We now construct the gauge exchange bosons associated to the gauge fields. $W^\pm_\mu$ are the fields which can be associated with the vector bosons $W^+$ and $W^-$. But $W^3_\mu$ and the $B_\mu$-field combine to create the $Z^\circ$ particle (necessary to explain the neutral currents found by the experiments, remember LEP was running on the $Z^\circ$ resonance for years and generating millions of it) and the photon $\gamma$($g$ and $g'$ are the coupling constants of the gauge fields $W^a_\mu$ and $B_\mu$):

$$Z_\mu = (g W^3_\mu - g' B_\mu)/\sqrt{g^2+ g'^2}$$

and

$$A_\mu = (g W^3_\mu + g' B_\mu)/\sqrt{g^2+ g'^2}$$

It is important to note that the $\mathbf{Y}$ represents the weak Hypercharge which is different from the electrical charge by:

$$Q = \mathbf{Y} + T_3$$

the last being the third component of the weak Isospin.

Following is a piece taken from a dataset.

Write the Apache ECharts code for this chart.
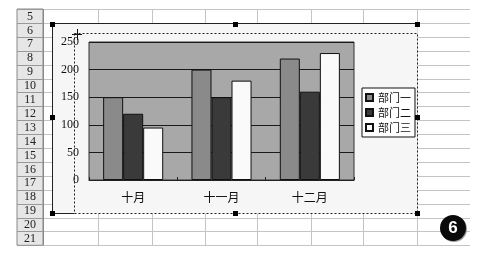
<!DOCTYPE html>
<html>
<head>
<meta charset="utf-8">
<script src="https://cdn.jsdelivr.net/npm/echarts@6/dist/echarts.min.js"></script>
<style>html,body{margin:0;padding:0;background:#fff;}#c{width:478px;height:254px;}</style>
</head>
<body>
<div id="c"></div>
<script>
const categories = ['十月', '十一月', '十二月'];
const seriesNames = ['部门一', '部门二', '部门三'];
const dept1 = [150, 200, 220];
const dept2 = [120, 150, 160];
const dept3 = [95, 180, 230];
const rowLabels = ['5','6','7','8','9','10','11','12','13','14','15','16','17','18','19','20','21'];
const badgeLabel = '6';

const FONT = "'Liberation Serif','Noto Sans CJK SC',serif";
const chart = echarts.init(document.getElementById('c'), null, {renderer: 'canvas'});

// spreadsheet background
const g = [];
const sheetTop = 9, rowH = 13.9, sheetLeft = 17, headerRight = 43, sheetRight = 470;
const sheetBottom = sheetTop + rowH * rowLabels.length;
g.push({type: 'rect', z: -20, shape: {x: 0, y: 0, width: 478, height: 254}, style: {fill: '#ffffff'}});
g.push({type: 'rect', z: -19, shape: {x: sheetLeft, y: sheetTop, width: headerRight - sheetLeft, height: sheetBottom - sheetTop}, style: {fill: '#e6e6e6', stroke: '#888', lineWidth: 1}});
for (let i = 0; i <= rowLabels.length; i++) {
  const y = Math.round(sheetTop + rowH * i) + 0.5;
  g.push({type: 'line', z: -18, shape: {x1: sheetLeft, y1: y, x2: headerRight, y2: y}, style: {stroke: '#999', lineWidth: 1}});
  g.push({type: 'line', z: -18, shape: {x1: headerRight, y1: y, x2: sheetRight, y2: y}, style: {stroke: '#c4c4c4', lineWidth: 1}});
}
rowLabels.forEach(function (lab, i) {
  g.push({type: 'text', z: -17, x: (sheetLeft + headerRight) / 2, y: sheetTop + rowH * i + rowH / 2 + 0.5,
    style: {text: lab, fill: '#222', font: '12px ' + FONT, align: 'center', verticalAlign: 'middle'}});
});
[43, 98, 152, 205, 257, 311, 363, 417].forEach(function (x) {
  g.push({type: 'line', z: -18, shape: {x1: x + 0.5, y1: sheetTop, x2: x + 0.5, y2: sheetBottom}, style: {stroke: x === 43 ? '#888' : '#c4c4c4', lineWidth: 1}});
});
// chart area
g.push({type: 'rect', z: -10, shape: {x: 52.5, y: 23.5, width: 365, height: 190}, style: {fill: '#f6f6f6'}});
g.push({type: 'polyline', z: -9, shape: {points: [[417.5, 23.5], [52.5, 23.5], [52.5, 213.5], [74.5, 213.5]]}, style: {fill: null, stroke: '#222', lineWidth: 1}});
// dashed selection rectangle
g.push({type: 'rect', z: 50, shape: {x: 74.5, y: 33.5, width: 343, height: 180}, style: {fill: null, stroke: '#222', lineWidth: 1, lineDash: [2, 2]}});
// handles
[[52, 24], [235, 24], [417, 24], [52, 117], [417, 117], [52, 213], [235, 213], [417, 213]].forEach(function (p) {
  g.push({type: 'rect', z: 60, shape: {x: p[0] - 2, y: p[1] - 2, width: 5, height: 5}, style: {fill: '#000'}});
});
// cursor
g.push({type: 'line', z: 60, shape: {x1: 72, y1: 34.5, x2: 82, y2: 34.5}, style: {stroke: '#111', lineWidth: 1}});
g.push({type: 'line', z: 60, shape: {x1: 77.5, y1: 29, x2: 77.5, y2: 40}, style: {stroke: '#111', lineWidth: 1}});
// badge
g.push({type: 'circle', z: 60, shape: {cx: 454, cy: 229, r: 13}, style: {fill: '#999'}});
g.push({type: 'circle', z: 61, shape: {cx: 453, cy: 228, r: 13}, style: {fill: '#0a0a0a'}});
g.push({type: 'text', z: 62, x: 453, y: 228.5, style: {text: badgeLabel, fill: '#fff', font: 'bold 17px Arial, "Liberation Sans", sans-serif', align: 'center', verticalAlign: 'middle'}});

const colors = ['#8a8a8a', '#3a3a3a', '#fafafa'];
const values = [dept1, dept2, dept3];

chart.setOption({
  animation: false,
  backgroundColor: 'transparent',
  graphic: {elements: g},
  grid: {left: 89, top: 42, width: 265, height: 138, show: true, backgroundColor: '#a8a8a8', borderColor: '#333', borderWidth: 1, containLabel: false},
  legend: {
    orient: 'vertical', left: 362, top: 88,
    data: seriesNames,
    itemWidth: 7, itemHeight: 7, itemGap: 4,
    padding: [4, 4, 4, 3],
    backgroundColor: '#ffffff', borderColor: '#111', borderWidth: 1,
    textStyle: {fontSize: 11, color: '#111', fontFamily: "'Noto Sans CJK SC', sans-serif"},
    icon: 'rect'
  },
  xAxis: {
    type: 'category', data: categories,
    axisLine: {show: true, lineStyle: {color: '#222'}},
    axisTick: {show: true, inside: true, length: 3, lineStyle: {color: '#222'}},
    axisLabel: {margin: 11, fontSize: 12, color: '#111', fontFamily: "'Noto Sans CJK SC', sans-serif"}
  },
  yAxis: {
    type: 'value', min: 0, max: 250, interval: 50,
    axisLine: {show: false}, axisTick: {show: false},
    axisLabel: {margin: 10, fontSize: 12, color: '#111', fontFamily: FONT},
    splitLine: {show: true, lineStyle: {color: '#1a1a1a', width: 1}}
  },
  series: seriesNames.map(function (name, i) {
    return {
      name: name, type: 'bar', data: values[i],
      barGap: '0%', barCategoryGap: '32%',
      itemStyle: {color: colors[i], borderColor: '#111', borderWidth: 1}
    };
  })
});
</script>
</body>
</html>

Still all introduced gauge bosons are massless. Via the Higgs-mechanism they adopt mass in a rather subtle way so that $W^\pm$ and $Z^\circ$ adopt mass, whereas the photon $\gamma$ does not. In order to at least vaguely understand this one has to note that the Higgs field $\phi$ is a priori also a dublett that transforms under SU(2):

$$\phi = \left( \begin{array}{c} \phi_1 \\ \phi_2 \end{array}\right)$$

The trick to be used is to select a vaccum state of this field that breaks the SU(2) symmetry in a way that $W^\pm$ and $Z^\circ$ adopt mass, but the $\gamma$ not. This is done by:

$$\langle 0 | \phi | 0\rangle = \left( \begin{array}{c} 0 \\ \rho_0/\sqrt{2} \end{array}\right)$$

I will not go further into details, this has to be looked up in the corresponding textbooks. I recommend Otto Nachtmann -- Elementary Particle Physics and Aitchison & Hey for this subjects. The books on QFT present the SU(2) x U(1) gauge field towards the end, and in order to understand well what they say, one has to read at least 500 pages before this topic is discussed.

Recap: Once the SU(2) duplett is combined/created it is very difficult to find an additional transformation which could represent the U(1) symmetry of EM-theory. Because the SU(2) duplett is a combination of a neutral particle, the neutrino and a charged one, the left-handed electron $e_L$.

Actually, the U(1) out of SU(2) X U(1) is not the U(1) symmetry of EM-theory, it is the symmetry described by the weak Hypercharge $\mathbf{Y}$ and not the electric charge. The electric charge is a combination of Hypercharge and weak Isospin. Once one has realized that it is quite clear that the B field cannot be $A_{EM}$, the $A_{EM}$ has to be constructed out of 2 different fields, the $W^3$ and the $B$.

The quantum number $T_3$ distinguishes between the left-handed neutrino $\nu_{eL}$ where it is $T_3=1/2$, whereas for the left-handed electron it is $T_3=-1/2$. However, for the right-handed electron $e_R$ $T_3=0$. For completeness I give also the values for the weak Hypercharge: $y_L=-\frac{1}{2}$ and $y_R = -1$. Using these numbers the EM-charge $Q$ of all 3 particles neutrino $\nu_{eL}$ and left-handed electron $e_L$ and the right-handed electron can be computed correctly.